Menurut Hetifah, pelaksanaan program pengajaran bahasa Portugis ini dapat terlebih dahulu diujicobakan di daerah yang memiliki kedekatan historis dan interaksi sosial-budaya dengan negara-negara berbahasa Portugis.
“Seperti di Nusa Tenggara Timur (NTT), yang berbatasan langsung dengan Timor Leste,” tambahnya, untuk memastikan relevansi dan efektivitas pembelajaran.
Kebijakan 'Keinginan Elit' Tanpa Peta Jalan

Namun, wacana yang didasarkan pada kepentingan diplomatik ini menuai protes keras dari akademisi, salah satunya Cecep Darmawan, Pengamat Pendidikan dari Universitas Pendidikan Indonesia (UPI) Bandung.
Dia melontarkan kritik keras terhadap pola penambahan kurikulum yang didorong oleh kepentingan sesaat.
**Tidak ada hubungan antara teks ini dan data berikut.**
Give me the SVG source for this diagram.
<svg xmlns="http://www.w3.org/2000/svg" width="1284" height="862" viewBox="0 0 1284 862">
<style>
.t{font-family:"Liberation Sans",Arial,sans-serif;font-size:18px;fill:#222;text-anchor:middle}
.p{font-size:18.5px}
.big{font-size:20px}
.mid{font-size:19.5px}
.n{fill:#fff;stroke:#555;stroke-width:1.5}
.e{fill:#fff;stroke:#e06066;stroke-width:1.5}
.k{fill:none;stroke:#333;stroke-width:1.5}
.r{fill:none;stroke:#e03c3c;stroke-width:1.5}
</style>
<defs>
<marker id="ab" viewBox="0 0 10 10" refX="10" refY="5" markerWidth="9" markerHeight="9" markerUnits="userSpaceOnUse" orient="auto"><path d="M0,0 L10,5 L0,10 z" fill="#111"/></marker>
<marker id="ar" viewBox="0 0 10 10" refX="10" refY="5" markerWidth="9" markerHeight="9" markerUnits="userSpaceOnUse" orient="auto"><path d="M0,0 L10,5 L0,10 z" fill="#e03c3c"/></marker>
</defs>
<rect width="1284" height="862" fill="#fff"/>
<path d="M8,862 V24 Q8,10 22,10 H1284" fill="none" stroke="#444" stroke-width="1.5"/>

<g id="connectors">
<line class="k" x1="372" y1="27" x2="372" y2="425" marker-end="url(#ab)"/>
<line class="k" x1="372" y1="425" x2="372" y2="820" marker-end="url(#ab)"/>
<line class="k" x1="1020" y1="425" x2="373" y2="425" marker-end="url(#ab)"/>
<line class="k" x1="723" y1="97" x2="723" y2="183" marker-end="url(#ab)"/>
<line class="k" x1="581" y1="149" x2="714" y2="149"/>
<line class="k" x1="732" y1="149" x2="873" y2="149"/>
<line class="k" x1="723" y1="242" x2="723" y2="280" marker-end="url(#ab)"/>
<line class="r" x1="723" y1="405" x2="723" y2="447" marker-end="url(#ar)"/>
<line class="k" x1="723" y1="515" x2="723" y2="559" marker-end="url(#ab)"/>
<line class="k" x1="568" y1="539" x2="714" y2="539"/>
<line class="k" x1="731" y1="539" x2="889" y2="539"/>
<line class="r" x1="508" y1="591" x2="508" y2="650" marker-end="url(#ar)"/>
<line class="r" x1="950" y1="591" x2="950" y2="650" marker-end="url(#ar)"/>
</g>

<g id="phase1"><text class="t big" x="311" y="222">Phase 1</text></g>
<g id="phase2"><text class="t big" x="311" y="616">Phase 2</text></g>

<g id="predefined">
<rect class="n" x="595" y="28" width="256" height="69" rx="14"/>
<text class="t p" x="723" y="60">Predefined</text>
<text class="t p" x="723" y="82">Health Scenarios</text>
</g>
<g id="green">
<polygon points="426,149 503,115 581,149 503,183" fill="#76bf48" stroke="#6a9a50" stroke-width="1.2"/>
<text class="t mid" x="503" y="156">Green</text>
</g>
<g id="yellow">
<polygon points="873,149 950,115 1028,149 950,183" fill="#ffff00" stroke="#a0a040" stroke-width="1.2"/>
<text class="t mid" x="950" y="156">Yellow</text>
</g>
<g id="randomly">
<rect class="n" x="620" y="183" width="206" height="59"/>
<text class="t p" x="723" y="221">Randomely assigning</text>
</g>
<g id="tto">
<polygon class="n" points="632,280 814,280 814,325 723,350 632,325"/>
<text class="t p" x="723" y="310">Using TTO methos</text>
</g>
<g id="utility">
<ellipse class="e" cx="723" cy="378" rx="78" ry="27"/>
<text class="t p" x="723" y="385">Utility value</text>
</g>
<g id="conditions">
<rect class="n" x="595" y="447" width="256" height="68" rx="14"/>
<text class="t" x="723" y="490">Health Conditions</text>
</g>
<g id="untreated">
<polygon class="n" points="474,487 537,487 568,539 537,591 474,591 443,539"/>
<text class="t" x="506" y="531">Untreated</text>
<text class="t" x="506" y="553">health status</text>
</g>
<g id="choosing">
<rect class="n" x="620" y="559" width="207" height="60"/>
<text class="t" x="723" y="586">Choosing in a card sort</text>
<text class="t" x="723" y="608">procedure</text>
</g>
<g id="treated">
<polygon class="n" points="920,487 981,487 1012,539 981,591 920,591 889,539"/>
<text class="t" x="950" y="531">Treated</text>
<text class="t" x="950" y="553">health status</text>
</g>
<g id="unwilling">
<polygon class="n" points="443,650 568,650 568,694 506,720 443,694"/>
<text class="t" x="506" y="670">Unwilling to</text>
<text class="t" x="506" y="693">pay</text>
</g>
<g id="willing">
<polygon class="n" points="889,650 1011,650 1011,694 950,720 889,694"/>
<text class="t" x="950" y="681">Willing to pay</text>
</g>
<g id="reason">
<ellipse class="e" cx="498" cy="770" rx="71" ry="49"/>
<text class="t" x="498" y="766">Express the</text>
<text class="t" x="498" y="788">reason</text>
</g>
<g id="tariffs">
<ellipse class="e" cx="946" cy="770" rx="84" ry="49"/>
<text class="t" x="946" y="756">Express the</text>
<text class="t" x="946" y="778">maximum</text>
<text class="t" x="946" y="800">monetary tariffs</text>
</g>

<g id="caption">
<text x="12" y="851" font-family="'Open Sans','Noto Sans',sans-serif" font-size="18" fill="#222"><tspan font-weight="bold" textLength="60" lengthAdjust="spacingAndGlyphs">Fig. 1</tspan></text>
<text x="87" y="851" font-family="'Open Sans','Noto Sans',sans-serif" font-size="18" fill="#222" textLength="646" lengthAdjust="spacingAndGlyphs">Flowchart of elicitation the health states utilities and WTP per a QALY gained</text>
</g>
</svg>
Ia mendesak pemerintah menyusun Peta Jalan (Roadmap) yang jelas mengenai prioritas bahasa asing Indonesia.
“Jangan dikit-dikit kita diplomasi, 'oh ini penting bahasa ini, masukkan kurikulum.' Ini penting, kan di dunia itu banyak bahasa,” katanya kepada The Stance.
Cecep Darmawan menegaskan bahwa kebijakan pendidikan harus berbasis bukti (evidence-based policy) dan diletakkan dalam Grand Design Pendidikan Nasional.
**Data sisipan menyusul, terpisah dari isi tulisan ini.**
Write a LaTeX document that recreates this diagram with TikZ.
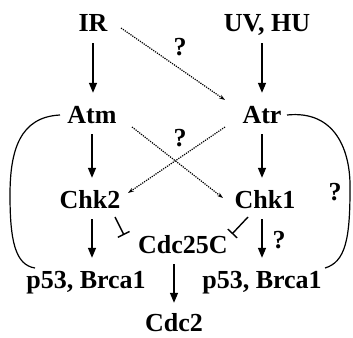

“Kalau bahasa kebijakan, evidence-based policy-nya tidak ada. Jadi ini baru keinginan elit,” ujarnya..
Lebih lanjut, ia secara tegas menolak status bahasa Portugis sebagai mata pelajaran wajib, mengingat minimnya kesiapan guru, infrastruktur, dan belum adanya studi mendalam mengenai urgensi di tingkat nasional.
“Kalau wajib berarti seluruh warga negara Indonesia harus bisa bahasa itu. Opsional saja bagi mereka yang berminat, bagi sekolah yang berminat,” jelas Cecep.
Dia juga mengingatkan bahwa kebijakan mendadak tanpa perencanaan matang hanya akan memberatkan siswa dan guru.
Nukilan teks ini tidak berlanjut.